Lehman paid out around $5.7 billion in bonuses in 2007. Are those bonuses safe? Maybe not.
The bonuses might be recoverable as fraudulent transfers—transfers made while insolvent without receiving reasonably equivalent value. (UFTA 5(a)).
Thus, the key question is whether Lehman was solvent when it paid out the bonuses? (The statute of limitations goes back past 2007, fwiw.) On an equity basis, almost assuredly yes, but on a balance sheet basis, that might be a closer call, depending on how things like MBS and CDOs are valued.
If Lehman was not solvent when it paid the bonuses, then I think there’s a fraudulent transfer. It’s hard to see how a bonus could ever be paid in exchange for reasonably equivalent value, when an employee has already been paid a salary for their efforts. There are various defenses to FTs, but none would seem to apply here at first blush.

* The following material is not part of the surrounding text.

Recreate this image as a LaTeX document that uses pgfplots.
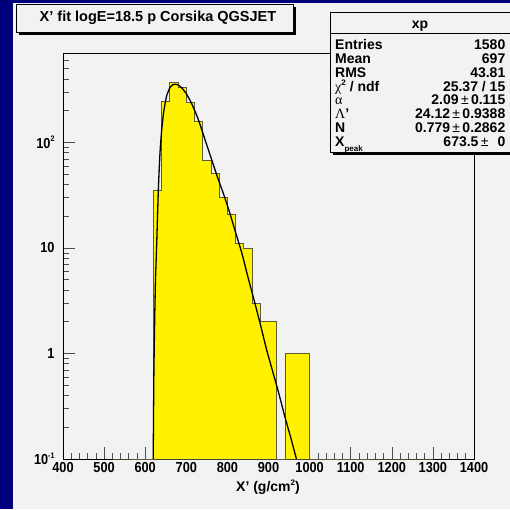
\documentclass[border=0pt]{standalone}
\usepackage{fontspec}
\setmainfont{Liberation Sans}
\newfontfamily\tickfont{Liberation Sans}[FakeStretch=0.88]
\newfontfamily\greek{Liberation Serif}
\usepackage{pgfplots}
\pgfplotsset{compat=1.18}
\definecolor{navyb}{RGB}{0,0,125}
\definecolor{canvas}{RGB}{242,242,242}
\definecolor{histline}{RGB}{90,90,60}
\newcommand{\sups}[1]{\raisebox{0.45em}{\fontsize{8}{8}\selectfont #1}}
\newcommand{\subs}[1]{\raisebox{-0.3em}{\fontsize{8}{8}\selectfont #1}}
\begin{document}
\begin{tikzpicture}[x=1pt,y=1pt]
\clip (0,0) rectangle (510,509);
\fill[navyb] (0,0) rectangle (510,509);
\fill[canvas] (13,0) rectangle (510,506);
\begin{axis}[at={(63pt,50pt)}, anchor=south west, scale only axis,
  width=411pt, height=406pt,
  xmin=400, xmax=1400, ymode=log, ymin=0.1, ymax=705,
  xtick={400,500,...,1400}, minor x tick num=4,
  ytick={0.1,1,10,100},
  minor ytick={0.2,0.3,0.4,0.5,0.6,0.7,0.8,0.9,2,3,4,5,6,7,8,9,20,30,40,50,60,70,80,90,200,300,400,500,600,700},
  yticklabels={10\sups{-1},1,10,10\sups{2}},
  xtick pos=bottom, ytick pos=left, tick align=inside,
  major tick length=12pt, minor tick length=6pt,
  every tick/.style={gray!60!black, line width=0.6pt},
  axis line style={black, line width=0.7pt},
  tick label style={font=\tickfont\fontsize{14.5}{16}\selectfont\bfseries},
  /pgf/number format/1000 sep={},
  /pgf/number format/assume math mode=true,
  xticklabel style={yshift=0pt},
  yticklabel style={xshift=-5pt},
  axis background/.style={fill=canvas}]
\addplot[fill=yellow, draw=histline, line width=0.8pt, const plot mark left] coordinates {
(520,0.1) (620,35) (640,244) (660,369) (680,331) (700,239) (720,160) (740,68)
(760,51) (780,30) (800,21) (820,11) (840,10) (860,3) (880,2) (900,2)
(920,0.1) (940,1) (960,1) (980,1) (1000,0.1) (1300,0.1)} -- cycle;
\addplot[black, line width=1.3pt, smooth, tension=0.3] coordinates {
(619.5,0.1) (621,0.6) (623,2) (625,5) (628,11) (632,36) (636,80) (640,130)
(645,195) (652,275) (660,330) (667,352) (674,357) (682,348) (690,326) (700,290)
(710,247) (720,203) (730,162) (745,108) (760,72) (775,48) (790,33) (805,22)
(820,14) (835,9) (850,5.3) (865,3.2) (880,1.9) (895,1.1) (910,0.68) (925,0.42)
(940,0.25) (955,0.155) (968,0.1)};
\end{axis}
\node[font=\fontsize{14}{16}\selectfont\bfseries] at (268,22) {X' (g/cm\sups{2})};
% title box
\fill[black] (19,474) rectangle (296,502);
\filldraw[fill=canvas, draw=black, line width=0.7pt] (16,477) rectangle (293,505);
\node[font=\fontsize{14.5}{16}\selectfont\bfseries] at (158,491) {X' fit logE=18.5 p Corsika QGSJET};
% stats box
\fill[black] (333,354) rectangle (515,494);
\filldraw[fill=canvas, draw=black, line width=0.7pt] (330,357) rectangle (515,497);
\draw[black, line width=0.7pt] (330,476) -- (515,476);
\begin{scope}[every node/.style={font=\fontsize{14}{16}\selectfont\bfseries, inner sep=0pt}]
\node[anchor=base] at (420,480) {xp};
\node[anchor=base west] at (335,459) {Entries};
\node[anchor=base east] at (505.5,459) {1580};
\node[anchor=base west] at (335,445) {Mean};
\node[anchor=base east] at (505.5,445) {697};
\node[anchor=base west] at (335,431) {RMS};
\node[anchor=base east] at (505.5,431) {43.81};
\node[anchor=base west] at (335,417) {{\greek\mdseries χ}\sups{2} / ndf};
\node[anchor=base east] at (505.5,417) {25.37 / 15};
\node[anchor=base west] at (335,404.5) {{\greek\mdseries α}};
\node[anchor=base east] at (505.5,404.5) {2.09\,{\mdseries ±}\,0.115};
\node[anchor=base west] at (335,390.5) {{\greek\mdseries Λ}'};
\node[anchor=base east] at (505.5,390.5) {24.12\,{\mdseries ±}\,0.9388};
\node[anchor=base west] at (335,376) {N};
\node[anchor=base east] at (505.5,376) {0.779\,{\mdseries ±}\,0.2862};
\node[anchor=base west] at (335,362) {X\subs{peak}};
\node[anchor=base east] at (505.5,362) {673.5\,{\mdseries ±}\hspace{9pt}0};
\end{scope}
\end{tikzpicture}
\end{document}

Of course, it takes a challenge by a creditor whose claim arose before the bonuses were paid, but per the rule of Moore v. Bay (which I am teaching tomorrow), it only takes one of them, owed a single cent, in order to challenge all the bonuses. The lack of a creditor might protect the bonuses, but as creditors look to carve up what’s left of Lehman, the thought of recovering a decent chunk of $5.7 billion is going to look very appealing.